The fundamental shift brought about by the Scheme was that the registration of a child support liability with the Child Support Scheme converts "a personal obligation into a debt owed to the Australian government collected by the Child Support Agency. Through the elimination of the need for private enforcement action, the Scheme sought to improve the working relationship between parents by reducing the stress and fear often associated with bargaining over money. It also sought to offer a degree of predictability and certainty about payments with respect to amount, regularity, and the timing of payments.

Central to the Scheme is the administrative assessment of child support liability via the application of the child support formula. This formula is expressed as a percentage of the non-resident parent's gross taxable income (after a self support component has been deducted) and is based on the number of dependent children under the daily care of the other parent - with provision for special circumstances.
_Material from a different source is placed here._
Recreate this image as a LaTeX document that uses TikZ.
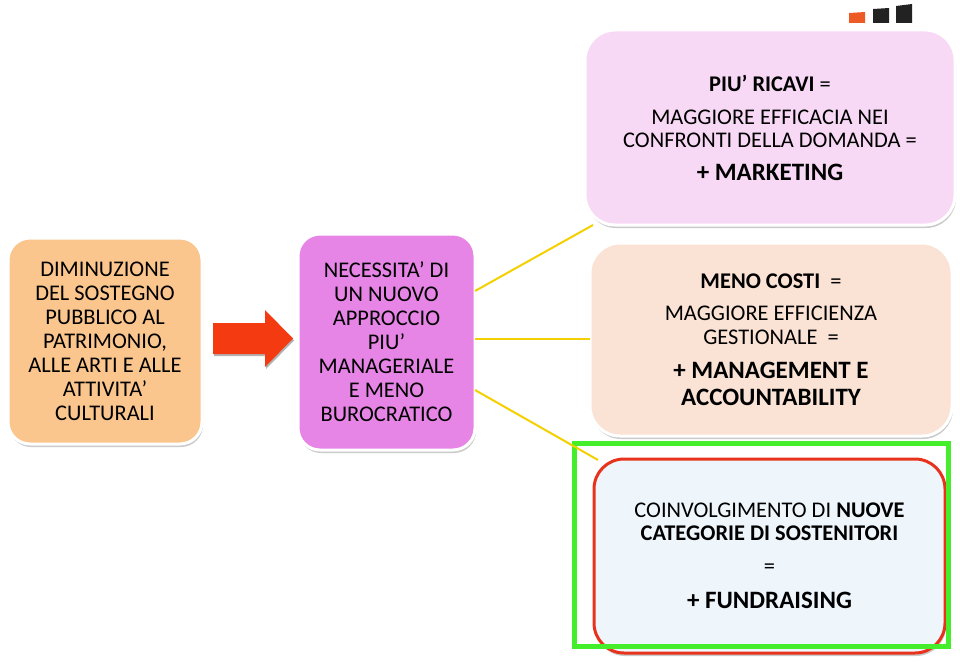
\documentclass[tikz,border=0pt]{standalone}
\usepackage{fontspec}
\setmainfont{Carlito}
\usetikzlibrary{shadows}
\definecolor{orangebox}{HTML}{FBC68E}
\definecolor{violetbox}{HTML}{E685E6}
\definecolor{pinkbox}{HTML}{F8D9F5}
\definecolor{peachbox}{HTML}{FAE2D5}
\definecolor{bluebox}{HTML}{EEF6FC}
\definecolor{redline}{HTML}{E8331C}
\definecolor{greenline}{HTML}{44EE2A}
\definecolor{yellowline}{HTML}{F4D000}
\definecolor{arrowred}{HTML}{F43A10}
\definecolor{logoorange}{HTML}{EE5A24}
\definecolor{logoblack}{HTML}{222222}
\newcommand{\bigb}{\fontsize{25}{27}\selectfont\bfseries}
\tikzset{
  box/.style={rectangle, rounded corners=22pt, draw=white, line width=3pt,
    align=center, inner sep=0pt,
    drop shadow={shadow xshift=1pt, shadow yshift=-3pt, opacity=0.35, fill=black!60},
    font=\fontsize{22.4}{24}\selectfont},
  conn/.style={draw=yellowline, line width=2pt},
}
\begin{document}
\begin{tikzpicture}[x=1pt,y=-1pt]
\useasboundingbox (0,0) rectangle (960,661);
% logo
\fill[logoorange] (849,13) -- (865,12) -- (865,23) -- (849,23) -- cycle;
\fill[logoblack] (873,9) -- (889,8) -- (889,23) -- (873,23) -- cycle;
\fill[logoblack] (896,6) -- (912,4) -- (912,23) -- (896,23) -- cycle;
% boxes
\node[box, fill=orangebox, minimum width=194pt, minimum height=206pt] (left) at (105,341)
  {DIMINUZIONE\\DEL SOSTEGNO\\PUBBLICO AL\\PATRIMONIO,\\ALLE ARTI E ALLE\\ATTIVITA’\\CULTURALI};
\node[box, fill=violetbox, minimum width=177pt, minimum height=216pt] (mid) at (386.5,342)
  {NECESSITA’ DI\\UN NUOVO\\APPROCCIO\\PIU’\\MANAGERIALE\\E MENO\\BUROCRATICO};
\node[box, fill=pinkbox, rounded corners=30pt, minimum width=370pt, minimum height=195pt,
  font=\fontsize{22.4}{23}\selectfont] (top) at (770,127.5)
  {\textbf{PIU’ RICAVI} =\\[10pt]MAGGIORE EFFICACIA NEI\\CONFRONTI DELLA DOMANDA =\\[10pt]\bigb + MARKETING};
\node[box, fill=peachbox, rounded corners=30pt, minimum width=362pt, minimum height=193pt,
  font=\fontsize{22.4}{24}\selectfont] (cost) at (771,339.5)
  {\textbf{MENO COSTI} \ =\\[8pt]MAGGIORE EFFICIENZA\\GESTIONALE \ =\\[10pt]\bigb + MANAGEMENT E\\[3pt]\bigb ACCOUNTABILITY};
\node[box, fill=bluebox, draw=redline, rounded corners=30pt, minimum width=351pt, minimum height=194pt,
  font=\fontsize{22.4}{23}\selectfont] (fund) at (769.5,556)
  {COINVOLGIMENTO DI \textbf{NUOVE}\\\textbf{CATEGORIE DI SOSTENITORI}\\[10pt]=\\[12pt]\bigb + FUNDRAISING};
\node[draw=greenline, line width=5pt, inner sep=0pt, minimum width=374pt, minimum height=203pt] (frame) at (761,544.5) {};
% big red arrow
\fill[arrowred, drop shadow={shadow xshift=1pt, shadow yshift=-2pt, opacity=0.3, fill=black}]
  (213,323) -- (265,323) -- (265,310) -- (293,338.5) -- (265,367) -- (265,354) -- (213,354) -- cycle;
% connectors
\coordinate (m1) at (475,291);
\coordinate (m2) at (475,339);
\coordinate (m3) at (475,390);
\coordinate (t1) at (593,225);
\coordinate (t2) at (590,339);
\coordinate (t3) at (598,460);
\draw[conn] (m1) -- (t1);
\draw[conn] (m2) -- (t2);
\draw[conn] (m3) -- (t3);
\end{tikzpicture}
\end{document}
The Scheme removed the need for parents to have recourse to court-based discretionary assessment, which typically produced low child maintenance amounts that did not adjust for inflation.

The following mechanisms are used against fathers that renege on their maintenance:

 

         Have their tax monies intercepted.

 

         Have garnishee orders on their salaries - NB. Garnishee orders do not require a court action.

 

         Money is deducted from their bank accounts.

 

         They are denied permission to travel abroad.


RECOMMENDATIONS


The Portfolio Committee on Social Development recommends that:

 

Our committee commends Parliament for having allowed it to undertake the study tour to Australia. It is however of the view that as it is expected


To oversee SASSA; an entity that has a budget of about R55 billion. which is somewhat unique in South Africa, another other bigger delegation or two including a researcher should be allowed to undertake similar study tours to other countries with a similar socio-economic profile as South Africa. This, it believes, will assist immensely in capacitating and orientating its membership about the critical aspects relating to expert management of people, structures and processes in the Agency. The fact that the rollout of SASSA is currently underway and the committee is expected to effectively oversee it requires that Parliament provides our committee with adequate financial resources to undertake such trips as a matter of urgency.